Proud Man Walking is the tale of a popular Italian coach's exit from Chelsea Football Club. A man applauded at Old Trafford, despite his team's close rivalry with Manchester United, a coach whose charms have won him many a friend in the English footballing public, and a manager due to wind up managing AS Roma, with whom he had shared a close affinity.
Carlo Ancelotti may well be using Claudio Ranieri's 2004 autobiographical story of a season at Stamford Bridge as a reference text. The first victim of the Roman Abramovich approach to Chelsea managers bears closest comparison to Ancelotti, with the notable difference of silverware being in the latterday boss' favour. A year on from winning the English Double with a flourish, few expect to see Carlo's flasher's mac prowling the Stamford Bridge touchline beyond this weekend's match with Newcastle.
'Dead man walking' is the epithet now attached to Ancelotti, though sympathy is rife. A coach who can last eight years amid the machinations of Silvio Berlusconi and Adriano Galliani at AC Milan had looked the best person to survive the cabal that dances to the Abramovich tune. Yet he will have lasted under two years, as the shadowy Chelsea hierachy look for another short-term fix for their long-term targets.
And it is not as if Ancelotti did not deliver with alacrity: a team dismissed as lacking in youthful exuberance ended Manchester United's three-year dominance of the Premier League before achieving something Jose Mourinho could not do in lifting the FA Cup in the same season. At most other clubs, such a year of success would buy time - but not at Chelsea. Though it comes from a different era, the example most used in arguing that patience can be a footballing virtue is Alex Ferguson's four-season wait for a trophy. Under Abramovich, it seems impossible to think Ferguson could have survived long enough to even have a "three years of excuses" banner aimed at him. Meanwhile, Arsene Wenger's delivery of a double Double and an unbeaten season would never have been enough to escape the axe in the light of a six-year trophy drought.

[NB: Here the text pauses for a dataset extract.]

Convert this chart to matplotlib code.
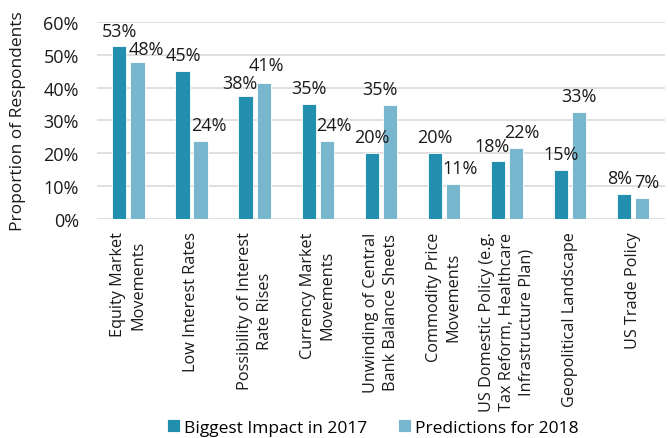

Neither Ferguson nor Wenger could ever survive Roman's unquenchable desire for European conquest, and even Mourinho's special qualities could not extend a relationship beyond just past three seasons.
Charm and public appeal are in relatively short supply in consideration of the Abramovich years. One of his club's lesser achievements has been to make a Manchester United title win almost popular, as it was back at the end of 2006-07. The following year saw many a chortle at John Terry's hand-of-clod miss in Moscow as United took the competition that most dominates Chelsea's dreams - and nightmares - the Champions League.
Ancelotti has done something to change the club's public image, and in spite of the PR disasters that have followed John Terry, Frank Lampard and Ashley Cole. In remaining publicly unruffled in the circus ring, and unmoved by those desperate to dredge up a crisis, Ancelotti has made himself popular and much admired.
And this season has not been without its successes. Chelsea began the season wreathed in praise, and compared to the very best in history. Until defeat last Sunday, his team had delivered as good a run of results as has been seen in the English Premier League this season. Those periods sandwiched a spell in which Ancelotti had rugs pulled from under his feet, first in the mysterious departure of Ray Wilkins and then the arrival of an unwelcome and ill-fitting gift in Fernando Torres. The revival happened in spite of the circumstances handed to the Italian, yet he has ploughed on regardless, doubtless knowing his fate but retaining his dignity throughout. His departure should be lamented. And it will be.
Mourinho's occasional but not unusual lapses into paranoiac doggerel eventually made his exit cause for celebration, while Avram Grant is still yet to receive the charisma transplant he required. Luiz Felipe Scolari was avuncular enough, yet we never got to know him before he was removed by the type of putsch that has been a feature of a Stamford Bridge dressing-room for which leaks do not refer to a dodgy roof.
Guus Hiddink's short spell as caretaker when Chelsea won the cup in 2009 now looks to be key to Abramovich's next move. Yet the Dutchman, employed in Turkey anyway, does not want the job full-time and would bring in another coach to work with him. Thus, both Frank Rijkaard and Marco Van Basten are linked and, though the former meets the supposed criteria of having previously won a Champions League, his record has been lacklustre away from Barcelona.
Vague mentions have been made of a Mourinho return, an idea greeted with a smirk by the man himself at White Hart Lane last month, while Andre Villas-Boas, Jose's supposed heir, has equally shooed-off linkage with the Bridge. The only certainty of Chelsea's summer is the end of Ancelotti, all but acknowledged by a rueful shrug and a lift of that famed left eyebrow in post-match at Old Trafford.
And so Chelsea will be looking for a manager with Champions League success and titles galore to his name with the added ability to work under the pressures of owner interference and steepling targets. Now just where could they find someone like that?